Fatherhood in extremis: Laura Ingalls Wilder & Cormac McCarthy

I finally read The Road — almost the whole thing in one sitting in bed and then finished it off the next day.  It’s pretty harrowing.  I’ve been haunted by that recent article in The New Yorker, “The Dystopians,” about ““back-to-the-land types,” “peak oilers,”… all-around Cassandras, or doomers,” and others who believe the U.S. and maybe the world economy are bankrupt and that we are headed for some more or less minimalist post-economic, post-oil future.  The Road jibes very well with with that ideology, on the more horrific, apocalyptic end of the spectrum (after all, few of the “dystopians” appear believe that we will descend into mass cannibalism).

I was struck by how much The Road has in common with Little House in the Big Woods.  Ingalls’ book looks back at nineteenth-century homesteaders with affectionate nostalgia; McCarthy looks ahead to a dystopian future; but in either case, the whole world focuses to a parent trying to provide for the family by eking out sustenance from the land.

So, Ingalls’ Pa kills bear and deer, harvests wheat, carves wood, builds the cabin and insulates it; McCormac’s father rigs up the cart, makes a tent out of a tarp, kills a threatening vagrant, scavenges food, makes a lantern out of a can of gasoline.  It’s all about survival skills and protecting and getting food and shelter for the kid(s).  (Admittedly, Ma is just as important in Little House as Pa. There is a wife in The Road, but she only appears in one retrospective memory: she tells the dad “They are going to rape us and kill us and eat us and you wont face it,” and then she goes off and apparently kills herself with a sharp flake of obsidian.  Of course nothing at all like this happens to Ma in Little House.)

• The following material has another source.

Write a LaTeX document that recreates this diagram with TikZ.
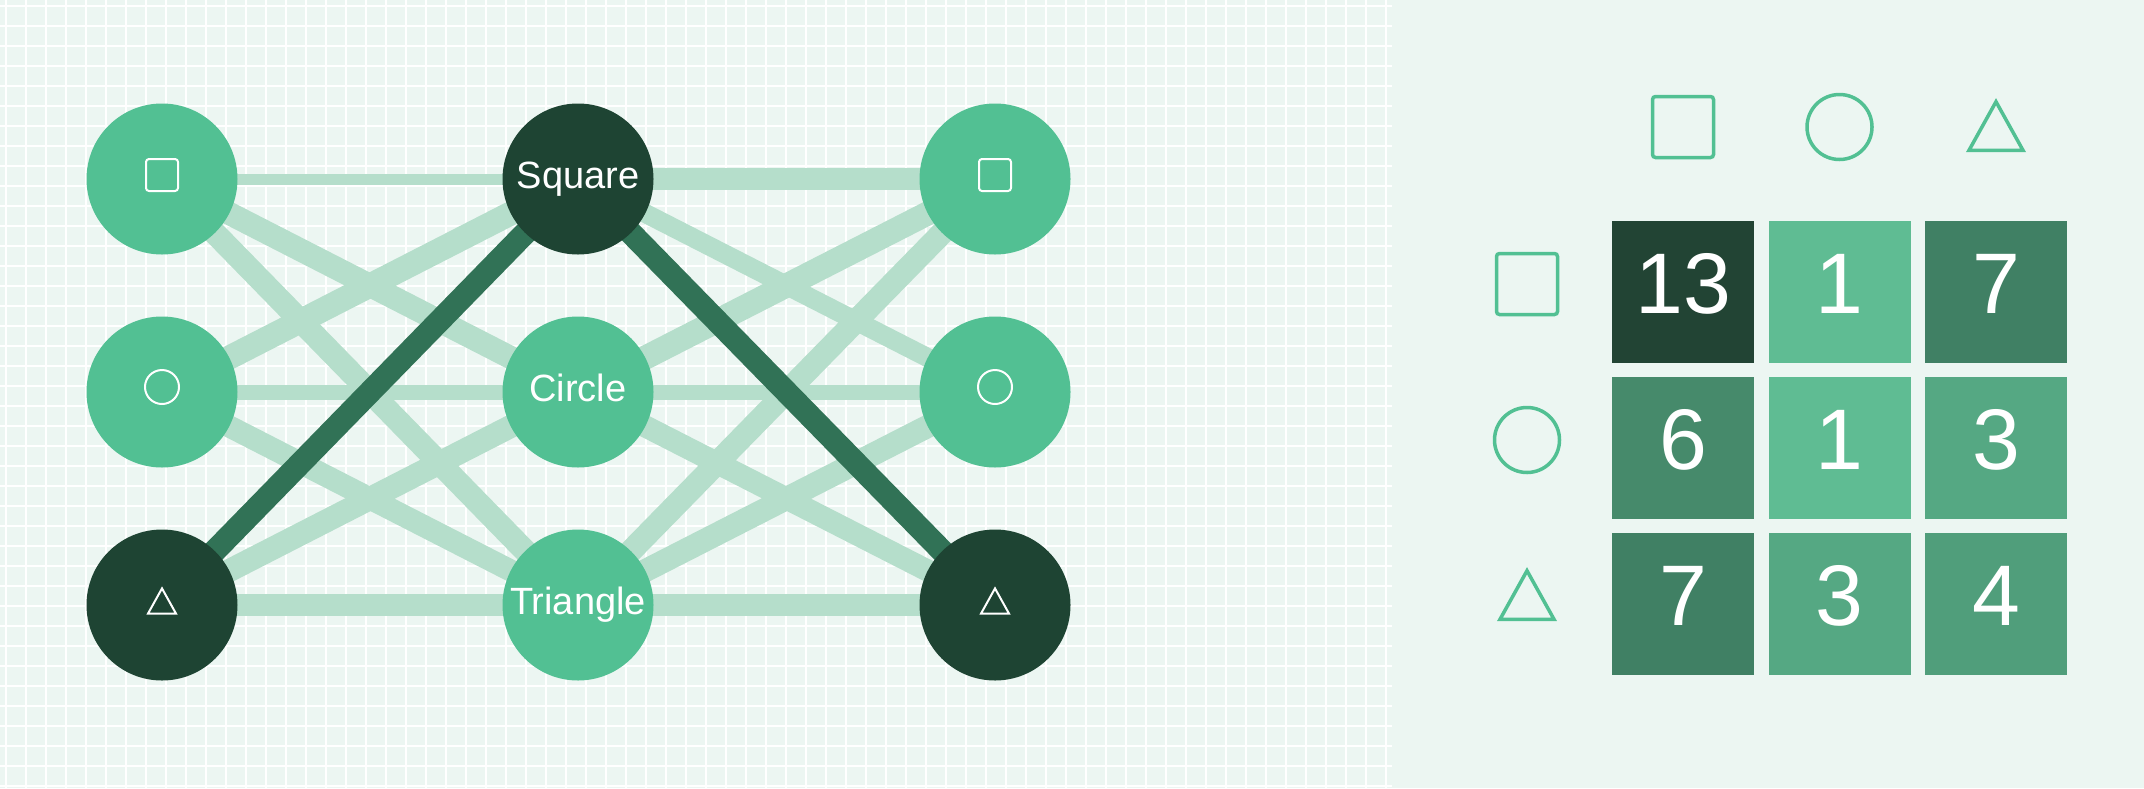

Basically, for me the narcissistic takeaway of both books was this: If the apocalypse comes, your fatherhood-in-extremis skills are crap and you will not be able to take care of your family. We don’t even have a working flashlight (the girls always leave it on and run out the batteries) or jugs of water in the basement.  God help us if I’m called upon to do something like this on no sleep:

He unscrewed the bottom panel and he removed the burner assembly and disconnected the two burners with a small crescent wrench.  He tipped out the plastic jar of hardware and sorted out a bolt to thread into the fitting of the junction and then tightened it down.  He connected the hose from the tank and held the little potmetal burner up in his hand, small and light-weight.

And no way would I have been able to use that map ripped into little pieces to navigate past the cannibal compound all the way to the sea.

I did get one good tip from The Road: when you first hear the bombs or whatever, immediately turn the bathtub on since the water supply will run out momentarily.  I’m all over that one, am excellent at taking baths.

Another unrelated thought I had about The Road: it winds up with what struck me as a Robinson Crusoe reference, as the father swims out to an abandoned boat and strips it for useful supplies, very much like Crusoe at the beginning of Defoe’s novel; perhaps a little joke or conceit on McCarthy’s part about going back to origins of the novel form.

It could be fun to do a Little House on the Road mashup along the lines of that Pride and Prejudice and Zombies paperback that’s all the rage.

A really good read, for sure, but for 21st-century apocalyptic fiction I’d still give the nod to Jose Saramago’s amazing Blindness (1998, actually; don’t be put off by the movie version which is supposed to be lousy).